Now imagine that kind of negotiating power when, under federal law, if any of those 30 million people walks away from the table, he has to pay $3,800 and get nothing. I’m no economist, but I suspect that the cheapest insurance plan created by that market is going to cost around $3,799. Just for fun, let’s look at my most inexpensive health insurance option under present conditions. The good people at Assurant Health have offered me an insurance plan with a $3,500 annual deductible and a 20% coinsurance payment (no dental, no vision, no maternity, presumably no abortions for Mexicans) all for the princely sum of $107.39 a month. Bear in mind, I’m a 32 year-old nonsmoking male who runs four miles every morning, so I qualify for the Preferred Rate. If I had high cholesterol or blood pressure over 141/91 or somehow managed to turn 40, I’d be out of luck. Let’s say I buy this Assurant plan, pay my premiums for a year and then dislocate my shoulder, tearing off my labrum—an injury I managed to sustain a couple years ago. Arthroscopic surgery in 2007 cost me $3,600. Since I’ve saved money on my premiums by agreeing to such a high deductible, I’m responsible for the first $3,500, plus 20% of the remaining c-note. I’ve been dutifully sending the Assurant boys a check every month, so my total expenditure in this scenario comes to $4,788.68. Paying almost $1,300 worth of premiums saved me 80 bucks.
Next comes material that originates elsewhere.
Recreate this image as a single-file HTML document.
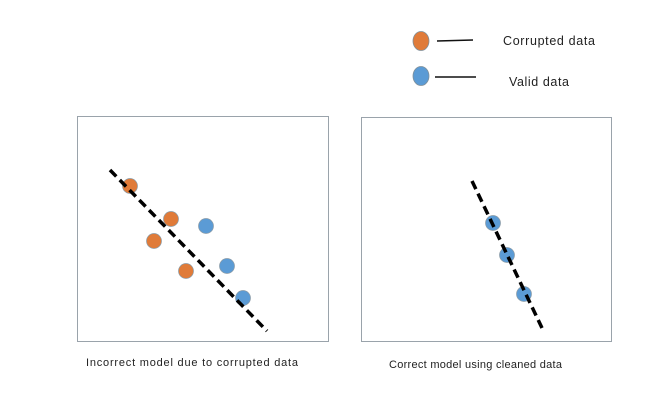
<!DOCTYPE html>
<html><head><meta charset="utf-8"><style>
body{margin:0;background:#fff;width:662px;height:409px;overflow:hidden}
svg{display:block;font-family:"Liberation Sans",sans-serif}
</style></head><body>
<svg id="c" width="662" height="409">
<g>
<ellipse cx="421" cy="41" rx="8" ry="9.5" fill="#e07b39" stroke="#7f8f99" stroke-width="0.8"/>
<line x1="437" y1="41" x2="473" y2="40" stroke="#111" stroke-width="1.6"/>
<text x="503" y="45" font-size="12.5" textLength="92" fill="#222">Corrupted data</text>
<ellipse cx="421" cy="76" rx="8" ry="9.5" fill="#5b9bd5" stroke="#7f8f99" stroke-width="0.8"/>
<line x1="435" y1="77" x2="476" y2="77" stroke="#111" stroke-width="1.6"/>
<text x="509" y="86" font-size="12.5" textLength="60" fill="#222">Valid data</text>
</g>
<rect x="77.5" y="116.5" width="251" height="225" fill="none" stroke="#9aa3ab" stroke-width="1"/>
<rect x="361.5" y="117.5" width="250" height="224" fill="none" stroke="#9aa3ab" stroke-width="1"/>
<text x="86" y="366" font-size="11" textLength="212" fill="#222">Incorrect model due to corrupted data</text>
<text x="389" y="368" font-size="11" textLength="173" fill="#222">Correct model using cleaned data</text>
<g id="plots"></g>
</svg>
<script>
// left panel data (box-relative units, 0..250 x, 0..225 y from top)
const leftCorruptedX=[53,94,77,109];
const leftCorruptedY=[70,103,125,155];
const leftValidX=[129,150,166];
const leftValidY=[110,150,182];
const leftFitX=[33,190];
const leftFitY=[54,215];
// right panel data
const rightValidX=[132,146,163];
const rightValidY=[106,138,177];
const rightFitX=[111,181];
const rightFitY=[64,211];
const NS='http://www.w3.org/2000/svg';
const g=document.getElementById('plots');
function sx(ox){return v=>ox+v;}
function sy(oy){return v=>oy+v;}
function line(xs,ys,X,Y,name){
  const l=document.createElementNS(NS,'line');
  l.setAttribute('x1',X(xs[0]));l.setAttribute('y1',Y(ys[0]));
  l.setAttribute('x2',X(xs[1]));l.setAttribute('y2',Y(ys[1]));
  l.setAttribute('stroke','#000');l.setAttribute('stroke-width','3.5');
  l.setAttribute('stroke-dasharray','9 5');
  
  
  g.appendChild(l);
}
function pts(xs,ys,X,Y,color,name){
  xs.forEach((v,i)=>{
    const c=document.createElementNS(NS,'circle');
    c.setAttribute('cx',X(v));c.setAttribute('cy',Y(ys[i]));c.setAttribute('r','7.5');
    c.setAttribute('fill',color);c.setAttribute('stroke','#8a9aa5');c.setAttribute('stroke-width','0.7');
    
    
    g.appendChild(c);
  });
}
const LX=sx(77),LY=sy(116),RX=sx(361),RY=sy(117);
pts(leftCorruptedX,leftCorruptedY,LX,LY,'#e07b39','left-corrupted-point');
pts(leftValidX,leftValidY,LX,LY,'#5b9bd5','left-valid-point');
line(leftFitX,leftFitY,LX,LY,'left-fit-line');
pts(rightValidX,rightValidY,RX,RY,'#5b9bd5','right-valid-point');
line(rightFitX,rightFitY,RX,RY,'right-fit-line');
</script>
</body></html>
Of course, under the Baucus plan, it would have saved me $3,880. And make no mistake: the people who buy health insurance solely to avoid paying a fine are going to purchase low-premium, high-deductible plans. Those of them who need chemotherapy or wind up in traction are going to save a bunch of money, but those of us who just want to get our teeth cleaned and protect ourselves from sports injuries will be no better off. Requiring Americans to buy coverage without giving us a public option is a gift to the health insurance industry, plain and simple. It “fixes” a corrupt system by forcing us all to participate in it, and offers as a safety measure a promise of free-market competition completely undercut by a law that increases demand to 100%.
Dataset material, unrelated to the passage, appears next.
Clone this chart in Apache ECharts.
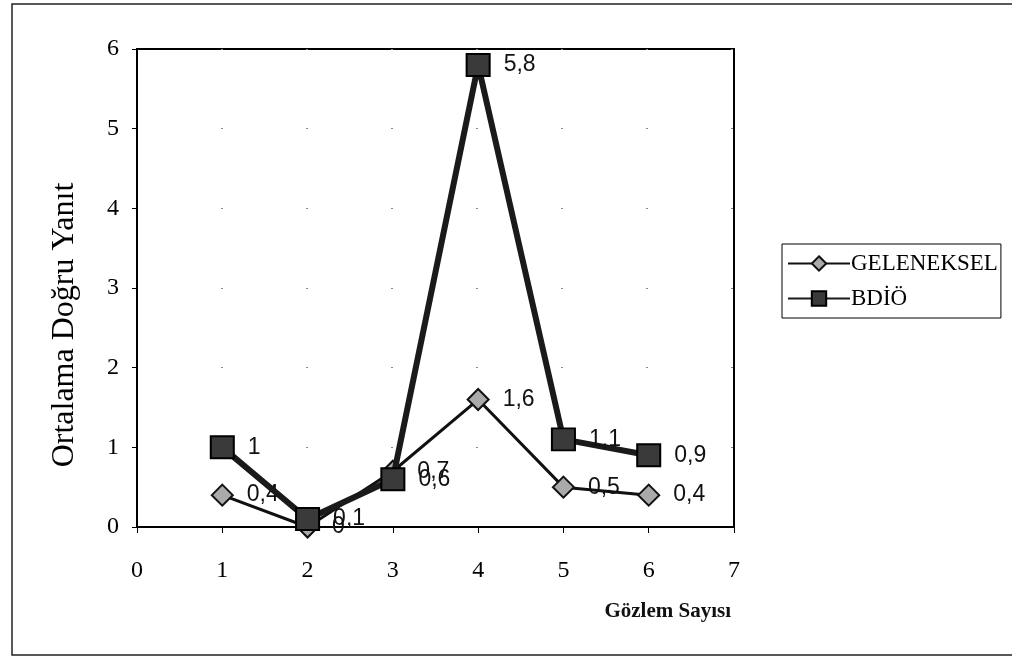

The only advantage of the Baucus bill is that it’s more likely to get passed. Democrats will get to say they pushed through meaningful reform and the President will be insulated from pathological liars who tell eighty year-olds that he’s a socialist. Those of us who don’t qualify for Medicaid and don’t have millionaire parents will have to make the same choice we’ve always made: work in an office or don’t get sick. Now that the second option is going to cost me $3,800, I suppose I’ll be happier forking over thirteen hundred bucks to get nothing. I won’t have better insurance, though. The $3 trillion health care industry will be 30 million times $1,300 bigger, and Max Baucus will be Senator For Life. He’ll be able to keep buying into that sweet Congressional health insurance plan, which works great for 535 people but is somehow unacceptable for 300 million.